Major bearing buyers often have no idea who they are truly sourcing from, so of course in turn they cannot know what their true risks are with respect to ESG and sustainable sourcing. What ESG and quality conscious buyers need is an objective source of granular data at the company and factory level, to incorporate into their own models and ensure they are achieving their company’s ESG and sustainable sourcing goals. To address this critical need, OMCO SUMO is launching our proprietary ESG Ratings Report for Chinese Bearings, starting with 1Q21. This is a quarterly report based on OMCO SUMO’s decades of close partnerships and sustainable sourcing throughout Asia, including detailed information about the ESG footprint and activity at hundreds of bearing and subcontracted component factories, notable brands they supply, as well as identifying all pertinent certifications.

A representative sample of OMCO Sumo’s ESG Ratings Report for Chinese Bearings.
The good news is that many of China’s larger, more reputable bearing factories are now at nearly the same level of environmental sustainability as their peers elsewhere throughout the world. The same organizations we partnered with in the early 2000s that were operating dangerous engine lathes in open air facilities with employees in open-toed shoes standing in metal turnings, today occupy state-of-the art facilities providing thousands of desirable jobs and are supplying many of the most prominent high-quality and premium bearing brands. There are still bad apples to avoid, but for most bearing buyers the primary need for Asian sourcing is to have objective, reliable on-the-ground data to assure customers, and company management, that they are sourcing not just economically, but also sustainably with ESG top of mind. We look forward to sharing more information and helping customers as a co-pilot to achieve ESG goals.
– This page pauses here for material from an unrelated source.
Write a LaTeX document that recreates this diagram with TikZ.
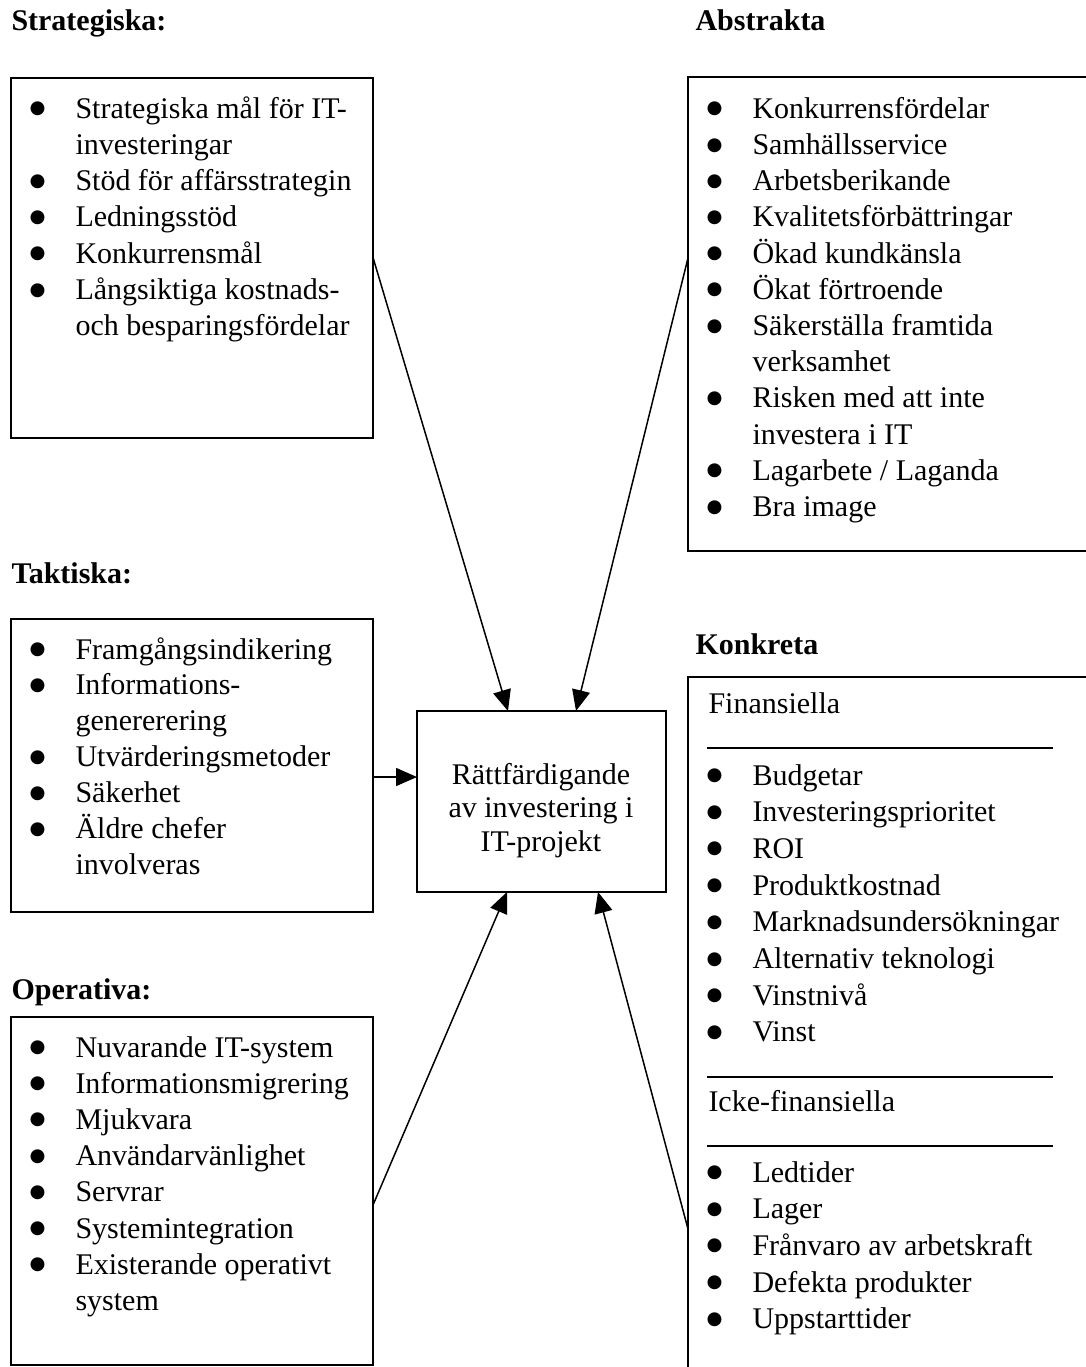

OMCO SUMO is a manufacturer and global OEM supplier focused on ESG and sustainable sourcing for bearings, engineered assemblies, and motion-related components across all industries requiring mechanical power transmission. Established in 1964, with our extensive experience and global supplier networks from over 60 years in business, we are deeply knowledgeable and passionate about helping customers achieve sustainable sourcing and ESG goals, focusing on both the integrity of product performance and the corresponding influence on human rights, the environment, and fair business practices. OMCO SUMO is the first and only provider of proprietary ESG ratings within the power transmission industry covering an extensive and expanding network of manufacturers throughout Asia that provide high-quality lower-cost products, and often sharing the same supply chain with well-known premium brands without the accompanying overhead. Our goal is to support our customers with transparent values-driven business practices that help achieve sustainability of the triple bottom line: people, profit, and planet.